- _RECORDED INFORMATION_
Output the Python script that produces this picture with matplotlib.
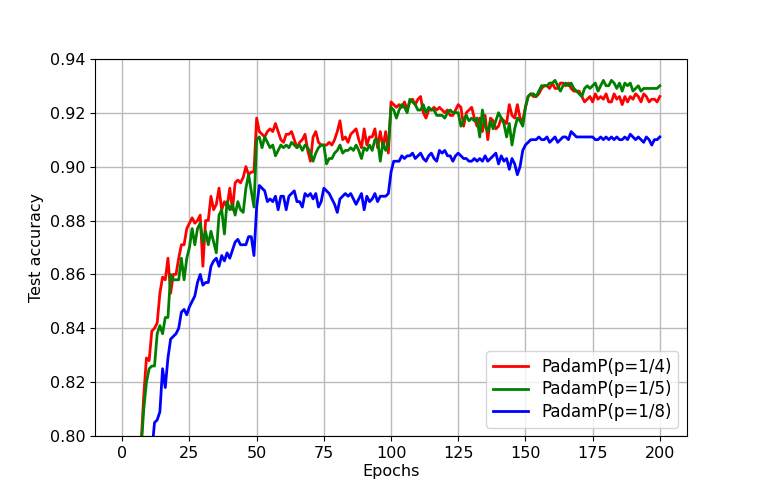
import matplotlib
matplotlib.use('Agg')
import matplotlib.pyplot as plt
import numpy as np

# test accuracy per epoch (0..200)
acc_p4 = [
    0.52, 0.64, 0.70, 0.73, 0.755, 0.77, 0.785, 0.797, 0.815, 0.829,
    0.828, 0.839, 0.840, 0.842, 0.853, 0.859, 0.858, 0.866, 0.853, 0.860,
    0.860, 0.866, 0.871, 0.871, 0.877, 0.879, 0.881, 0.879, 0.880, 0.882,
    0.863, 0.880, 0.880, 0.889, 0.884, 0.886, 0.892, 0.884, 0.887, 0.885,
    0.892, 0.884, 0.894, 0.895, 0.894, 0.896, 0.900, 0.897, 0.898, 0.898,
    0.918, 0.913, 0.912, 0.911, 0.913, 0.914, 0.913, 0.916, 0.913, 0.910,
    0.909, 0.912, 0.912, 0.913, 0.910, 0.907, 0.909, 0.910, 0.912, 0.906,
    0.902, 0.911, 0.913, 0.909, 0.908, 0.908, 0.908, 0.909, 0.908, 0.910,
    0.913, 0.917, 0.910, 0.911, 0.909, 0.912, 0.913, 0.914, 0.910, 0.907,
    0.914, 0.908, 0.911, 0.911, 0.914, 0.907, 0.913, 0.907, 0.913, 0.905,
    0.924, 0.923, 0.922, 0.923, 0.922, 0.924, 0.921, 0.924, 0.925, 0.923,
    0.925, 0.926, 0.920, 0.918, 0.921, 0.921, 0.922, 0.921, 0.922, 0.921,
    0.920, 0.921, 0.919, 0.919, 0.921, 0.923, 0.922, 0.915, 0.920, 0.921,
    0.922, 0.918, 0.915, 0.918, 0.913, 0.919, 0.910, 0.918, 0.917, 0.914,
    0.915, 0.918, 0.917, 0.916, 0.923, 0.919, 0.918, 0.923, 0.918, 0.917,
    0.922, 0.926, 0.927, 0.926, 0.926, 0.927, 0.929, 0.930, 0.930, 0.929,
    0.931, 0.929, 0.929, 0.931, 0.931, 0.930, 0.931, 0.929, 0.928, 0.928,
    0.928, 0.926, 0.924, 0.925, 0.926, 0.924, 0.927, 0.925, 0.926, 0.925,
    0.927, 0.924, 0.924, 0.927, 0.925, 0.926, 0.923, 0.926, 0.924, 0.926,
    0.925, 0.927, 0.926, 0.924, 0.927, 0.926, 0.924, 0.925, 0.925, 0.924,
    0.926,
]

acc_p5 = [
    0.50, 0.62, 0.69, 0.72, 0.75, 0.77, 0.782, 0.795, 0.810, 0.820,
    0.825, 0.826, 0.826, 0.838, 0.841, 0.838, 0.844, 0.844, 0.860, 0.858,
    0.858, 0.858, 0.866, 0.858, 0.866, 0.870, 0.877, 0.871, 0.877, 0.879,
    0.872, 0.876, 0.871, 0.876, 0.872, 0.868, 0.882, 0.884, 0.875, 0.887,
    0.884, 0.886, 0.882, 0.887, 0.884, 0.883, 0.892, 0.897, 0.891, 0.885,
    0.910, 0.911, 0.907, 0.911, 0.909, 0.907, 0.908, 0.904, 0.906, 0.908,
    0.907, 0.908, 0.907, 0.909, 0.908, 0.907, 0.908, 0.906, 0.908, 0.907,
    0.905, 0.902, 0.905, 0.907, 0.908, 0.908, 0.901, 0.903, 0.903, 0.905,
    0.906, 0.908, 0.905, 0.906, 0.906, 0.907, 0.906, 0.908, 0.906, 0.903,
    0.907, 0.906, 0.908, 0.906, 0.910, 0.910, 0.902, 0.909, 0.906, 0.908,
    0.922, 0.921, 0.918, 0.921, 0.923, 0.922, 0.920, 0.925, 0.924, 0.923,
    0.921, 0.921, 0.923, 0.920, 0.922, 0.921, 0.921, 0.919, 0.919, 0.919,
    0.918, 0.920, 0.921, 0.920, 0.920, 0.920, 0.915, 0.917, 0.919, 0.917,
    0.918, 0.917, 0.918, 0.911, 0.921, 0.915, 0.913, 0.917, 0.914, 0.917,
    0.920, 0.918, 0.916, 0.911, 0.916, 0.908, 0.914, 0.918, 0.917, 0.915,
    0.922, 0.926, 0.927, 0.927, 0.926, 0.928, 0.930, 0.930, 0.930, 0.931,
    0.931, 0.932, 0.930, 0.928, 0.930, 0.931, 0.930, 0.931, 0.929, 0.928,
    0.927, 0.926, 0.929, 0.930, 0.929, 0.930, 0.931, 0.928, 0.930, 0.932,
    0.930, 0.930, 0.932, 0.931, 0.929, 0.931, 0.928, 0.931, 0.930, 0.931,
    0.928, 0.929, 0.930, 0.928, 0.929, 0.929, 0.929, 0.929, 0.929, 0.929,
    0.930,
]

acc_p8 = [
    0.40, 0.52, 0.60, 0.65, 0.69, 0.72, 0.74, 0.755, 0.765, 0.775,
    0.782, 0.794, 0.805, 0.806, 0.809, 0.825, 0.818, 0.829, 0.836, 0.837,
    0.838, 0.840, 0.846, 0.847, 0.845, 0.848, 0.850, 0.852, 0.857, 0.860,
    0.856, 0.857, 0.857, 0.863, 0.865, 0.866, 0.863, 0.867, 0.865, 0.868,
    0.866, 0.869, 0.872, 0.873, 0.871, 0.871, 0.871, 0.874, 0.874, 0.867,
    0.885, 0.893, 0.892, 0.891, 0.887, 0.888, 0.887, 0.889, 0.884, 0.889,
    0.889, 0.884, 0.889, 0.890, 0.891, 0.887, 0.887, 0.885, 0.890, 0.889,
    0.890, 0.888, 0.890, 0.885, 0.887, 0.892, 0.891, 0.890, 0.888, 0.886,
    0.883, 0.888, 0.889, 0.890, 0.889, 0.890, 0.888, 0.886, 0.888, 0.890,
    0.884, 0.889, 0.887, 0.888, 0.890, 0.887, 0.889, 0.889, 0.889, 0.890,
    0.898, 0.902, 0.902, 0.902, 0.904, 0.903, 0.904, 0.904, 0.905, 0.903,
    0.904, 0.905, 0.903, 0.902, 0.904, 0.905, 0.903, 0.902, 0.906, 0.905,
    0.906, 0.904, 0.904, 0.902, 0.904, 0.905, 0.904, 0.903, 0.903, 0.902,
    0.902, 0.903, 0.902, 0.903, 0.902, 0.904, 0.902, 0.903, 0.904, 0.905,
    0.901, 0.904, 0.902, 0.903, 0.899, 0.903, 0.901, 0.897, 0.900, 0.906,
    0.908, 0.909, 0.910, 0.910, 0.910, 0.911, 0.910, 0.910, 0.911, 0.909,
    0.910, 0.911, 0.909, 0.910, 0.911, 0.911, 0.910, 0.913, 0.912, 0.911,
    0.911, 0.911, 0.911, 0.911, 0.911, 0.911, 0.910, 0.910, 0.911, 0.910,
    0.911, 0.910, 0.911, 0.910, 0.911, 0.910, 0.910, 0.911, 0.910, 0.912,
    0.911, 0.910, 0.911, 0.910, 0.909, 0.911, 0.910, 0.908, 0.910, 0.910,
    0.911,
]

labels = ['PadamP(p=1/4)', 'PadamP(p=1/5)', 'PadamP(p=1/8)']
colors = ['red', 'green', 'blue']

epochs = np.arange(len(acc_p4))

plt.rcParams['font.size'] = 11.5

fig = plt.figure(figsize=(7.63, 4.9), dpi=100)
ax = fig.add_subplot(111)

for acc, lab, col in zip([acc_p4, acc_p5, acc_p8], labels, colors):
    ax.plot(epochs, acc, color=col, linewidth=2, label=lab)

ax.set_ylim(0.80, 0.94)
ax.set_xticks(range(0, 201, 25))
ax.grid(True, color='#bbbbbb', linewidth=1)
ax.set_xlabel('Epochs', labelpad=2)
ax.set_ylabel('Test accuracy')
ax.legend(loc='lower right', fontsize=12, labelspacing=0.28, handlelength=2.1)

plt.savefig('out.png', dpi=100)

- _DIRECTIVE_
Go from the first line of the data above to the line containing "import numpy as np" and retype exactly those lines, both included, but none of the pictures.

- _REPLY TO THE TASK_
Output the Python script that produces this picture with matplotlib.
import matplotlib
matplotlib.use('Agg')
import matplotlib.pyplot as plt
import numpy as np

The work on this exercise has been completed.